*Supplied data:*
— Begin —
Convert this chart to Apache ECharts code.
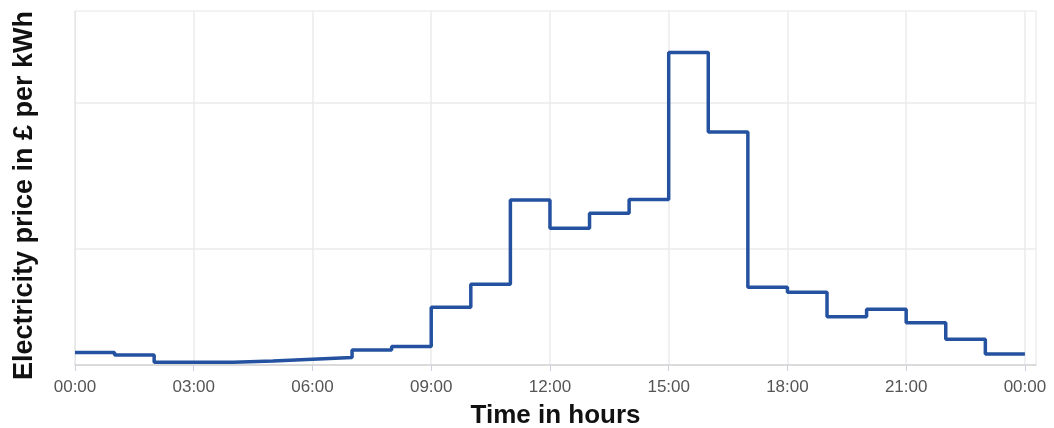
<!DOCTYPE html>
<html>
<head>
<meta charset="utf-8">
<script src="https://cdn.jsdelivr.net/npm/echarts@6/dist/echarts.min.js"></script>
<style>
  html, body { margin: 0; padding: 0; background: #fff; }
  #chart { width: 1054px; height: 428px; }
</style>
</head>
<body>
<div id="chart"></div>
<script>
// hour at which each price step starts
const hours = [0, 1, 2, 3, 4, 5, 6, 7, 8, 9, 10, 11, 12, 13, 14, 15, 16, 17, 18, 19, 20, 21, 22, 23]
// price in £ per kWh
const prices = [0.029, 0.0274, 0.0224, 0.0224, 0.0233, 0.0245, 0.0256, 0.0308, 0.0331, 0.0601,
  0.0758, 0.1336, 0.1142, 0.1245, 0.134, 0.2347, 0.1803, 0.0738, 0.0703, 0.0536,
  0.0587, 0.0495, 0.0382, 0.0281]
const xTicks = [0, 3, 6, 9, 12, 15, 18, 21, 24]
const yGrid = [0.1, 0.2]

const chart = echarts.init(document.getElementById('chart'))

const pad = (n) => (n < 10 ? '0' : '') + n
// step line: each value holds for one hour, last step closes at 24:00
const lineData = hours.map((h, i) => [h, prices[i]])
lineData.push([24, prices[prices.length - 1]])

const option = {
  animation: false,
  grid: {
    left: 75,
    right: 18,
    top: 11,
    bottom: 63,
    outerBoundsMode: 'none',
    show: true,
    borderColor: '#e6e6e6',
    borderWidth: 1,
  },
  xAxis: {
    type: 'value',
    min: 0,
    max: 24.28,
    name: 'Time in hours',
    nameLocation: 'middle',
    nameGap: 38,
    nameTextStyle: {
      fontFamily: 'Liberation Sans',
      fontWeight: 'bold',
      fontSize: 26,
      color: '#111',
    },
    axisLine: { show: true, lineStyle: { color: '#d4d4d4', width: 1.5 } },
    axisTick: {
      show: true,
      length: 6,
      customValues: xTicks,
      lineStyle: { color: '#c9d3e0' },
    },
    axisLabel: {
      customValues: xTicks,
      margin: 14,
      fontFamily: 'Liberation Sans',
      fontSize: 17,
      color: '#555',
      formatter: (v) => pad(v % 24) + ':00',
    },
    splitLine: { show: true, lineStyle: { color: '#ebebeb', width: 1.5 } },
  },
  yAxis: {
    type: 'value',
    min: 0.0205,
    max: 0.2632,
    name: 'Electricity price in £ per kWh',
    nameLocation: 'middle',
    nameGap: 37,
    nameTextStyle: {
      fontFamily: 'Liberation Sans',
      fontWeight: 'bold',
      fontSize: 27,
      color: '#111',
      padding: [0, 15, 0, 0],
    },
    axisLine: { show: true, lineStyle: { color: '#e6e6e6' } },
    axisTick: { show: false, customValues: yGrid },
    axisLabel: { show: false, customValues: yGrid },
    splitLine: { show: true, lineStyle: { color: '#ebebeb', width: 1.5 } },
  },
  series: [
    {
      type: 'line',
      step: 'end',
      data: lineData,
      symbol: 'none',
      lineStyle: { color: '#2552a0', width: 3.5 },
    },
  ],
}
chart.setOption(option)
</script>
</body>
</html>
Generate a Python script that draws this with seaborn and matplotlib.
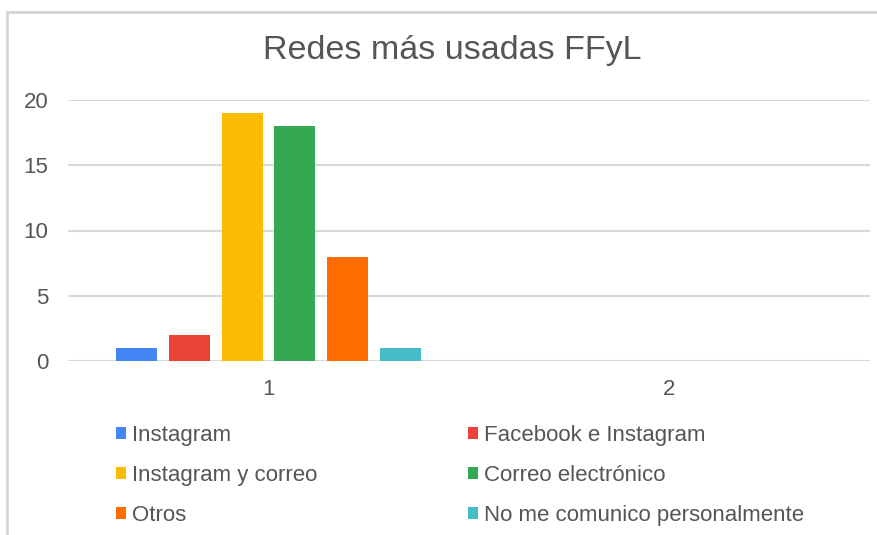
import matplotlib.pyplot as plt
import pandas as pd
import seaborn as sns
from matplotlib.patches import Rectangle

# Chart data
categories = ['1', '2']
series = ['Instagram', 'Facebook e Instagram', 'Instagram y correo',
          'Correo electrónico', 'Otros', 'No me comunico personalmente']
values_1 = [1, 2, 19, 18, 8, 1]
values_2 = [0, 0, 0, 0, 0, 0]
colors = ['#4285F4', '#EA4335', '#FBBC04', '#34A853', '#FF6D01', '#46BDC6']
title = 'Redes más usadas FFyL'

rows = []
for cat, vals in zip(categories, [values_1, values_2]):
    for s, v in zip(series, vals):
        rows.append({'Grupo': cat, 'Red': s, 'Cantidad': v})
df = pd.DataFrame(rows)

sns.set_theme(style='white')
plt.rcParams['font.family'] = ['Liberation Sans', 'DejaVu Sans']

fig = plt.figure(figsize=(8.78, 5.35), dpi=100)
ax = fig.add_axes([68 / 878, 1 - 361 / 535, (870 - 68) / 878, (361 - 100) / 535])

sns.barplot(data=df, x='Grupo', y='Cantidad', hue='Red', hue_order=series,
            order=categories, palette=colors, width=0.79, gap=0.22,
            linewidth=0, saturation=1, ax=ax)

ax.set_ylim(0, 20)
ax.set_yticks([0, 5, 10, 15, 20])
ax.set_xlim(-0.5, 1.5)
ax.grid(axis='y', color='#d9d9d9', linewidth=1.5)
ax.set_axisbelow(True)
for sp in ax.spines.values():
    sp.set_visible(False)
ax.set_xlabel('')
ax.set_ylabel('')
ax.tick_params(axis='both', length=0, labelsize=16, colors='#555555')
ax.tick_params(axis='y', pad=14)
ax.tick_params(axis='x', pad=13)

# Legend laid out row-wise in two columns
handles, labels = ax.get_legend_handles_labels()
order = [0, 2, 4, 1, 3, 5]
ax.legend([handles[i] for i in order], [labels[i] for i in order],
          ncol=2, loc='upper left', bbox_to_anchor=(116 / 878, 1 - 425 / 535),
          bbox_transform=fig.transFigure, frameon=False, fontsize=16,
          handlelength=0.45, handleheight=0.45, handletextpad=0.25,
          labelspacing=0.85, columnspacing=6.8, labelcolor='#555555',
          borderpad=0, borderaxespad=0)

fig.text(452 / 878, 1 - 51 / 535, title, ha='center', va='center',
         fontsize=24.5, color='#555555')

# Light frame around the chart
fig.patches.append(Rectangle((7 / 878, -0.1), 1.0, 1 - 12 / 535 + 0.1,
                             transform=fig.transFigure, fill=False,
                             edgecolor='#d4d4d4', linewidth=2))

fig.savefig('out.png', dpi=100)
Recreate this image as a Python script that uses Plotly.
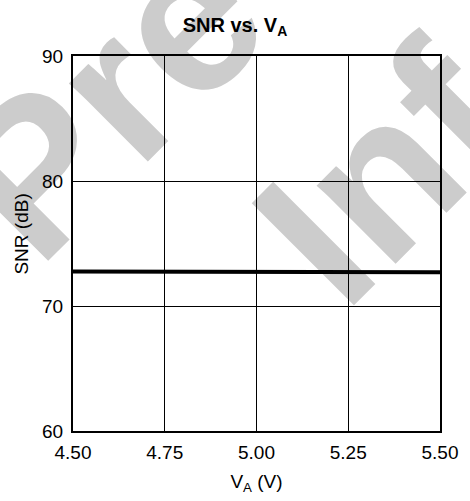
import plotly.graph_objects as go

# Data
va = [4.50, 4.75, 5.00, 5.25, 5.34, 5.50]
snr = [72.76, 72.76, 72.76, 72.75, 72.71, 72.71]

x_ticks = [4.50, 4.75, 5.00, 5.25, 5.50]
x_tick_text = ["4.50", "4.75", "5.00", "5.25", "5.50"]
y_ticks = [60, 70, 80, 90]

watermark_lines = ["Pre", "Inf"]

FONT = "Liberation Sans, Arial, Helvetica, sans-serif"
W, H = 470, 501
L, R, T, B = 73, 23, 56, 67
PW, PH = W - L - R, H - T - B


def to_paper(cx, cy):
    return (cx - L) / PW, (H - B - cy) / PH


fig = go.Figure()
fig.add_trace(go.Scatter(x=va, y=snr, mode="lines",
                         line=dict(color="black", width=4),
                         showlegend=False, hoverinfo="skip"))

# watermark text centers in pixel coords (x, y from top)
wm_centers = [(93, 86), (375, 160)]
for txt, (cx, cy) in zip(watermark_lines, wm_centers):
    px, py = to_paper(cx, cy)
    fig.add_shape(type="rect", xref="paper", yref="paper",
                  x0=px - 0.01, x1=px + 0.01, y0=py - 0.01, y1=py + 0.01,
                  line=dict(width=0), fillcolor="rgba(0,0,0,0)",
                  layer="below",
                  label=dict(text=txt, textangle=-45, textposition="middle center",
                             font=dict(family=FONT, size=210, color="#cccccc",
                                       weight="bold")))

axis_common = dict(showline=True, linecolor="black", linewidth=2, mirror=True,
                   showgrid=True, gridcolor="black", gridwidth=1,
                   zeroline=False, ticks="",
                   tickfont=dict(family=FONT, size=19, color="black"))

ytx, yty = to_paper(21, 235)
fig.add_annotation(text="SNR (dB)", xref="paper", yref="paper", x=ytx, y=yty,
                   xanchor="center", yanchor="middle", textangle=-90,
                   showarrow=False, font=dict(family=FONT, size=19, color="black"))

fig.update_layout(
    width=W, height=H,
    margin=dict(l=L, r=R, t=T, b=B),
    paper_bgcolor="white", plot_bgcolor="rgba(0,0,0,0)",
    title=dict(text="<b>SNR vs. V<sub>A</sub></b>", x=0.5, xanchor="center",
               y=1 - 25 / H, yanchor="middle", yref="container",
               font=dict(family=FONT, size=20, color="black")),
    xaxis=dict(range=[4.5, 5.5], tickvals=x_ticks, ticktext=x_tick_text,
               title=dict(text="V<sub>A</sub> (V)", standoff=13,
                          font=dict(family=FONT, size=19, color="black")),
               ticklabelstandoff=3,
               **axis_common),
    yaxis=dict(range=[60, 90], tickvals=y_ticks,
               ticklabelstandoff=4,
               **axis_common),
)

fig.write_html("out.html")
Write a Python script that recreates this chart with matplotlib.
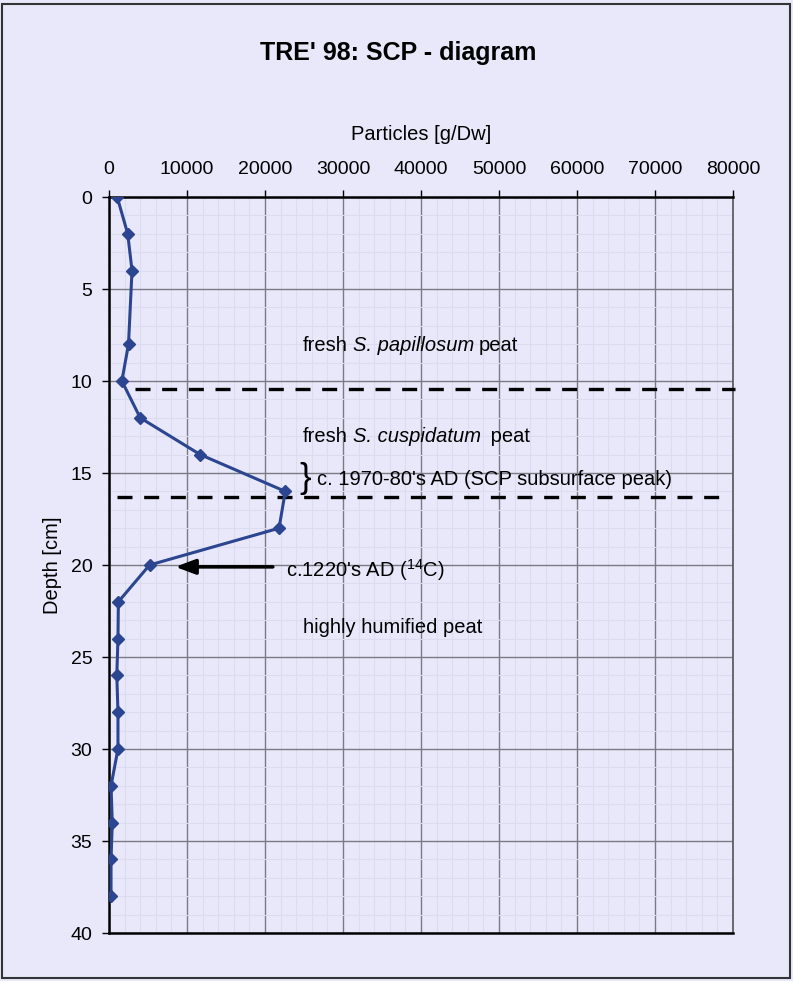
— End —
Copy only the part of the records that runs from the first line to the line with "lineData.push([24, prices[prices.length - 1]])", ends included, leaving pictures out.

*Problem solution:*
Convert this chart to Apache ECharts code.
<!DOCTYPE html>
<html>
<head>
<meta charset="utf-8">
<script src="https://cdn.jsdelivr.net/npm/echarts@6/dist/echarts.min.js"></script>
<style>
  html, body { margin: 0; padding: 0; background: #fff; }
  #chart { width: 1054px; height: 428px; }
</style>
</head>
<body>
<div id="chart"></div>
<script>
// hour at which each price step starts
const hours = [0, 1, 2, 3, 4, 5, 6, 7, 8, 9, 10, 11, 12, 13, 14, 15, 16, 17, 18, 19, 20, 21, 22, 23]
// price in £ per kWh
const prices = [0.029, 0.0274, 0.0224, 0.0224, 0.0233, 0.0245, 0.0256, 0.0308, 0.0331, 0.0601,
  0.0758, 0.1336, 0.1142, 0.1245, 0.134, 0.2347, 0.1803, 0.0738, 0.0703, 0.0536,
  0.0587, 0.0495, 0.0382, 0.0281]
const xTicks = [0, 3, 6, 9, 12, 15, 18, 21, 24]
const yGrid = [0.1, 0.2]

const chart = echarts.init(document.getElementById('chart'))

const pad = (n) => (n < 10 ? '0' : '') + n
// step line: each value holds for one hour, last step closes at 24:00
const lineData = hours.map((h, i) => [h, prices[i]])
lineData.push([24, prices[prices.length - 1]])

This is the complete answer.